For those of you who don’t understand, it’s like this:
A successful amendment to the Canadian Constitution must first be accepted and approved by the Prime Minister. Simple enough if Preston or Stockwell or Steve Harper were the PM. With a parliamentary majority it would be a simple matter to get a Bill enacting a triple-E senate through the House of Commons. This however, is where the wheels fall off the cart because a majority of the members of the Senate must also approve. That is; the Liberal Party of Canada’s Senate.
When Pierre Trudeau changed (repatriated in liberal-speak) the Constitution in 1981, he accomplished two things (if you don’t include instituting official bilingualism, multiculturalism, stripping Canadians of their Property Rights and legalizing abortion and prostitution). Firstly, he re-entrenched Ontario and Quebec’s domination of the political system and secondly, he made it impossible to ever change the Constitution again to undo what he had done.
Pierre Trudeau’s Constitutional accomplishments, to liberals everywhere, are sacred. Inviolable. For anyone to consider that a liberal dominated Senate would ever commit the heresy of voting with a bunch of hairy hicks from the hinterlands in ravaging the Great Genius’s crowning achievement is pure fantasy. The Senate would doubtless save the country for all liberal-kind.
Even if the liberal Senate was to waiver, the balance of the amending formula requires that at least seven provinces representing fifty percent of the population ratify any amendment. Ontario and Quebec are not interested in sharing power equally with anyone let alone the uneducated, inbred, gun-toting red-necks that inhabit the colonies west of Kenora.
You could almost see the change in Preston’s demeanor when he finally learned this fact of Canadian political life. He became visibly more subdued. He realized this was going to take a lot longer than he had originally planned. It likely wouldn’t happen during his tenure, hell even his lifetime. It would require at least a twenty year Reform/CA dynasty. Enough time to completely replace all the liberals, one by one, in the Senate. And even then, without Quebec and Ontario the odds were slim at best. Seeing the futility, Preston went back to Alberta, retired and began drawing his M.P.’s pension like so many good-hearted western politicians before him.
Not surprisingly, the CA no longer wants to talk about initiative, referenda, recall or the triple-E Senate and this brings me to the whole point of this piece.
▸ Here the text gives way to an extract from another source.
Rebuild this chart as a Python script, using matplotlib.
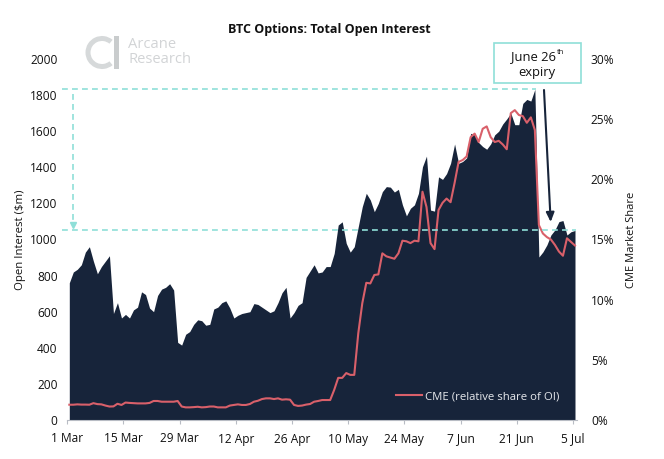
import numpy as np
import pandas as pd
import matplotlib
matplotlib.use("Agg")
import matplotlib.pyplot as plt
from matplotlib.patches import Wedge, Rectangle

plt.rcParams['font.family'] = ['Open Sans', 'DejaVu Sans']

dates = pd.date_range("2021-03-01", periods=127, freq="D")
tick_labels = ["1 Mar", "15 Mar", "29 Mar", "12 Apr", "26 Apr", "10 May", "24 May", "7 Jun", "21 Jun", "5 Jul"]

open_interest = [
    760, 820, 835, 860, 930, 960, 880, 810, 850, 880, 910, 590, 650, 565, 585, 565,
    610, 625, 710, 695, 620, 600, 690, 725, 735, 755, 720, 430, 415, 475, 490, 530,
    555, 550, 525, 530, 615, 625, 650, 660, 620, 565, 580, 590, 595, 600, 645, 640,
    625, 610, 595, 605, 650, 705, 735, 565, 595, 635, 650, 790, 825, 860, 815, 820,
    850, 850, 923, 1080, 1098, 979, 930, 960, 1071, 1182, 1256, 1219, 1154, 1200, 1265, 1293,
    1290, 1263, 1278, 1192, 1131, 1173, 1192, 1256, 1403, 1462, 1163, 1157, 1347, 1333, 1365, 1422,
    1529, 1422, 1432, 1452, 1588, 1580, 1537, 1515, 1500, 1530, 1580, 1600, 1640, 1668, 1700, 1636,
    1636, 1754, 1776, 1767, 1832, 903, 931, 970, 1025, 1053, 1099, 1105, 1025, 1043, 1050,
]
cme_share = [
    1.27, 1.27, 1.30, 1.28, 1.28, 1.27, 1.40, 1.32, 1.30, 1.20, 1.12, 1.13, 1.35, 1.25, 1.45, 1.42,
    1.40, 1.38, 1.38, 1.38, 1.42, 1.58, 1.58, 1.52, 1.52, 1.52, 1.52, 1.58, 1.12, 1.05, 1.05, 1.07,
    1.10, 1.05, 1.07, 1.12, 1.12, 1.05, 1.05, 1.05, 1.20, 1.25, 1.30, 1.25, 1.25, 1.33, 1.52, 1.60,
    1.74, 1.80, 1.80, 1.74, 1.80, 1.69, 1.72, 1.69, 1.25, 1.17, 1.20, 1.28, 1.33, 1.52, 1.58, 1.66,
    1.66, 1.66, 2.50, 3.50, 3.50, 3.90, 3.75, 3.75, 7.20, 9.70, 11.40, 11.35, 12.05, 12.10, 13.85, 13.60,
    13.50, 13.40, 13.85, 14.90, 14.85, 14.70, 14.90, 14.85, 18.97, 17.70, 14.70, 14.20, 17.45, 18.05, 18.40, 18.10,
    19.70, 21.45, 21.60, 21.90, 23.50, 23.80, 23.10, 24.20, 24.40, 23.50, 23.10, 23.20, 22.90, 22.50, 25.50, 25.75,
    25.35, 25.25, 24.70, 25.15, 24.10, 16.20, 15.50, 15.20, 15.00, 14.55, 14.00, 13.65, 15.10, 14.80, 14.50,
]

NAVY = "#17243a"
RED = "#d9606a"
TEAL = "#8fdfd8"
W, H = 664, 459

fig = plt.figure(figsize=(W / 100, H / 100), dpi=100, facecolor="white")
L, R, T, B = 67.3, 577, 59, 420
ax = fig.add_axes([L / W, 1 - B / H, (R - L) / W, (B - T) / H])
x = np.arange(len(dates))
ax.fill_between(x, open_interest, 0, color=NAVY, lw=0, zorder=2)
ax.set_xlim(-0.5, 126.5)
ax.set_ylim(0, 2000)
ax.set_yticks(range(0, 2001, 200))
tick_pos = np.arange(0, 127, 14) - 0.5
ax.set_xticks(tick_pos)
ax.set_xticklabels(tick_labels)
ax.tick_params(axis='x', length=3, color="#b8bcc4", labelsize=8.6, pad=6, labelcolor="#111111")
ax.tick_params(axis='y', length=0, labelsize=8.6, pad=7, labelcolor="#111111")
for s in ['top', 'left', 'right']:
    ax.spines[s].set_visible(False)
ax.spines['bottom'].set_color("#b8bcc4")
ax.spines['bottom'].set_zorder(5)
ax.set_ylabel("Open Interest ($m)", fontsize=8.2, color="#111111")
ax.yaxis.set_label_coords((26 - L) / (R - L), 0.5)

ax2 = ax.twinx()
ax2.set_ylim(0, 30)
ax2.set_yticks(range(0, 31, 5))
ax2.set_yticklabels([f"{v}%" for v in range(0, 31, 5)])
ax2.tick_params(axis='y', length=0, labelsize=8.6, pad=10, labelcolor="#111111")
for s in ax2.spines.values():
    s.set_visible(False)
line, = ax2.plot(x, cme_share, color=RED, lw=1.5, zorder=4, label="CME (relative share of OI)",
                 solid_joinstyle='round')
ax2.set_ylabel("CME Market Share", fontsize=8, color="#111111")
ax2.yaxis.set_label_coords((626 - L) / (R - L), 0.5)

leg = ax2.legend(handles=[line], loc='lower right', bbox_to_anchor=(0.974, 0.037), frameon=False,
                 fontsize=8.2, handlelength=2.3, handletextpad=0.25, borderaxespad=0)
for t in leg.get_texts():
    t.set_color("#e6e8ec")

# dashed reference lines, annotated in the primary value scale
px = lambda v: -0.5 + (v - L) / (R - L) * 127
top_v, low_v = 1832, 1052
to2 = 30 / 2000
dash = dict(color=TEAL, lw=1.2, dashes=(3.5, 2.5), clip_on=False, zorder=6)
ax2.plot([px(62), px(536)], [top_v * to2] * 2, **dash)
ax2.plot([px(62), px(576)], [low_v * to2] * 2, **dash)
ax2.plot([px(72.5)] * 2, [(top_v - 25) * to2, (low_v + 45) * to2], **dash)
ax2.plot([px(72.5)], [(low_v + 28) * to2], marker='v', ms=5, color=TEAL, clip_on=False, zorder=6)

# expiry arrow
ax2.annotate("", xy=(px(550.7), (420 - 222) / 361 * 30), xytext=(px(544), (420 - 90) / 361 * 30),
             arrowprops=dict(arrowstyle="-|>,head_width=0.24,head_length=0.55", color=NAVY, lw=1.5,
                             shrinkA=0, shrinkB=0), zorder=7)

# figure-level decorations in pixel coordinates
def fx(p): return p / W
def fy(p): return 1 - p / H

fig.text(fx(329), fy(29), "BTC Options: Total Open Interest", ha='center', va='center',
         fontsize=9.0, fontweight='bold', color="#111111")

fig.add_artist(Rectangle((fx(493.5), fy(83)), 87 / W, 40 / H, transform=fig.transFigure,
                         fc="white", ec=TEAL, lw=1.2, zorder=8))
fig.text(fx(533.5), fy(56.5), "June 26", ha='center', va='center', fontsize=9.4, color="#111111", zorder=9)
fig.text(fx(556.5), fy(52), "th", ha='left', va='center', fontsize=5.5, color="#111111", zorder=9)
fig.text(fx(537), fy(72.5), "expiry", ha='center', va='center', fontsize=9.4, color="#111111", zorder=9)

# logo
logo_ax = fig.add_axes([0, 0, 1, 1], facecolor="none")
logo_ax.set_xlim(0, W)
logo_ax.set_ylim(H, 0)
logo_ax.axis('off')
logo_ax.add_patch(Wedge((102, 52.5), 16.5, 50, 310, width=5, fc="#d6d9da", ec="none"))
logo_ax.add_patch(Rectangle((113.5, 36), 5.5, 33, fc="#c9cccd", ec="none"))
logo_ax.text(128.5, 44.5, "Arcane", fontsize=10.6, color="#d2d4d6", va='center', ha='left')
logo_ax.text(128.5, 59.5, "Research", fontsize=10.6, color="#d2d4d6", va='center', ha='left')

fig.savefig("out.png", dpi=100, facecolor="white")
The western Canadian desires that initiated the Reform Party in the first place are unattainable and most every Alliance politician knows it. Link Byfield knew it over ten years ago when he told me that at very least, Preston will go to Ottawa, prove to every westerner that fundamental change is impossible and thereby "drop 2 million hard-core separatists" right in my lap.
Unfortunately, the Reform politicians have followed in lock step with every other reform-minded politician western Canada ever sent to Ottawa. They soon realize that they can’t do what they were sent to do, so they settle for what they can do. All they can really do is scream like school girls every time the ruling party decides to put the boots to westerners. Have the Reform/CA managed to keep one of our farmers out of jail for the crime of selling his own property? Have they managed to get taxes reduced? Have they gotten the federal government to butt-out of provincial affairs? Have they achieved anything that a western liberal, P.C. or N.D.P. couldn’t have also achieved?
The Reformers are now in full damage-control mode, trying to steer Albertans away from considering what it was that we elected them for in the first place. What was our goal in sending a full slate of reformers to Ottawa? To impress them with our snappy message "The West Wants In"? Was it to achieve a measure of fairness from the federal government? Was it to see some of our western desires, values and principles injected into our federal political system? By any of these standards, the experiment with the Reform/Canadian Alliance has been a complete waste of fourteen years. A complete failure.
Why "Unite the Right"? Because it’s the only thing the Canadian Alliance can do to give the appearance of some semblance of forward motion. "What the hell are you guys doing down there?" they’re asked repeatedly. "Why we’re trying to unite the right you know. If it wasn’t for those darn P.Cees we’d have elected two more people!". Bullshit I say.
The Reform movement has blown it’s load just as Link Byfield, Fred Marshall and myself said it would. It was a colossal waste of time just as we said it would be. Albertans have paid dearly in taxes while these neophytes played politician. And meanwhile we are back to square one. Looking for a political alternative which will deliver the curled-lip, clenched-fist, "mind your own fucking business or else" message that central Canada so richly deserves to hear.